### [Exercise directions]
Set down the data below from its first line to the line holding "625, 750, 895, 1055]", inclusive; omit all pictures.

### [Supplied data]
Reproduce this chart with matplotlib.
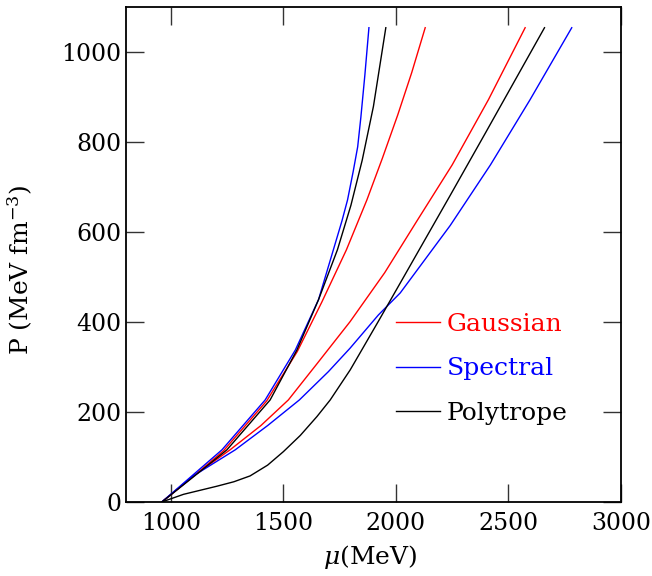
import matplotlib
matplotlib.use("Agg")
import matplotlib.pyplot as plt

plt.rcParams["font.family"] = ["DejaVu Serif"]
plt.rcParams["mathtext.fontset"] = "dejavuserif"

# Gaussian (red), Spectral (blue), Polytrope (black): one stiff and one soft curve each
# chemical potential mu (MeV) and pressure P (MeV fm^-3)
gauss_stiff_mu = [960, 1098, 1234, 1426, 1562, 1671, 1780, 1871, 1940, 2008, 2070, 2130]
gauss_stiff_p = [0, 56, 114, 225, 335, 445, 561, 672, 765, 861, 955, 1055]

gauss_soft_mu = [960, 1100, 1263, 1400, 1522, 1650, 1796, 1950, 2093, 2250, 2411, 2574]
gauss_soft_p = [0, 58, 116, 170, 227, 308, 401, 510, 625, 750, 895, 1055]

spec_stiff_mu = [960, 1098, 1227, 1419, 1553, 1656, 1722, 1760, 1785, 1810, 1830, 1844, 1862, 1880]
spec_stiff_p = [0, 60, 116, 227, 338, 450, 561, 625, 672, 735, 790, 855, 950, 1055]

spec_soft_mu = [960, 1100, 1286, 1430, 1571, 1700, 1796, 1922, 2019, 2241, 2420, 2596, 2781]
spec_soft_p = [0, 58, 116, 170, 227, 290, 342, 416, 465, 615, 750, 895, 1055]

poly_stiff_mu = [960, 1098, 1249, 1441, 1560, 1656, 1740, 1800, 1850, 1900, 1955]
poly_stiff_p = [0, 55, 116, 227, 338, 450, 561, 660, 760, 880, 1055]

poly_soft_mu = [960, 1056, 1204, 1280, 1352, 1430, 1500, 1575, 1649, 1708, 1797, 1848,
                1922, 2019, 2093, 2241, 2400, 2493, 2660]
poly_soft_p = [0, 17, 35, 45, 58, 82, 112, 148, 190, 227, 294, 338,
               402, 487, 552, 682, 823, 906, 1055]

x_ticks = [1000, 1500, 2000, 2500, 3000]
y_ticks = [0, 200, 400, 600, 800, 1000]

fig = plt.figure(figsize=(6.52, 5.76), dpi=100)
ax = fig.add_axes([0.193, 0.1285, 0.7595, 0.8585])

lw = 1.0
ax.plot(gauss_stiff_mu, gauss_stiff_p, color="red", lw=lw, label="Gaussian")
ax.plot(gauss_soft_mu, gauss_soft_p, color="red", lw=lw)
ax.plot(spec_stiff_mu, spec_stiff_p, color="blue", lw=lw, label="Spectral")
ax.plot(spec_soft_mu, spec_soft_p, color="blue", lw=lw)
ax.plot(poly_stiff_mu, poly_stiff_p, color="black", lw=lw, label="Polytrope")
ax.plot(poly_soft_mu, poly_soft_p, color="black", lw=lw)

ax.set_xlim(800, 3000)
ax.set_ylim(0, 1100)
ax.set_xticks(x_ticks)
ax.set_yticks(y_ticks)
ax.tick_params(which="major", direction="in", length=12.7, width=1.0,
               top=True, right=True, labelsize=17, color="#333333")
ax.tick_params(axis="x", pad=7)
ax.tick_params(axis="y", pad=3)
for sp in ax.spines.values():
    sp.set_linewidth(1.3)

ax.set_xlabel(r"$\mu$(MeV)", fontsize=18)
ax.set_ylabel(r"P (MeV fm$^{-3}$)", fontsize=18)
ax.xaxis.set_label_coords(0.494, -0.083)
ax.yaxis.set_label_coords(-0.183, 0.47)

ax.legend(loc="upper left", bbox_to_anchor=(0.546, 0.383), frameon=False,
          fontsize=18, labelcolor="linecolor", handlelength=1.76,
          handletextpad=0.27, labelspacing=0.87, borderpad=0, borderaxespad=0)

fig.savefig("out.png", dpi=100)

### [Task solution]
Reproduce this chart with matplotlib.
import matplotlib
matplotlib.use("Agg")
import matplotlib.pyplot as plt

plt.rcParams["font.family"] = ["DejaVu Serif"]
plt.rcParams["mathtext.fontset"] = "dejavuserif"

# Gaussian (red), Spectral (blue), Polytrope (black): one stiff and one soft curve each
# chemical potential mu (MeV) and pressure P (MeV fm^-3)
gauss_stiff_mu = [960, 1098, 1234, 1426, 1562, 1671, 1780, 1871, 1940, 2008, 2070, 2130]
gauss_stiff_p = [0, 56, 114, 225, 335, 445, 561, 672, 765, 861, 955, 1055]

gauss_soft_mu = [960, 1100, 1263, 1400, 1522, 1650, 1796, 1950, 2093, 2250, 2411, 2574]
gauss_soft_p = [0, 58, 116, 170, 227, 308, 401, 510, 625, 750, 895, 1055]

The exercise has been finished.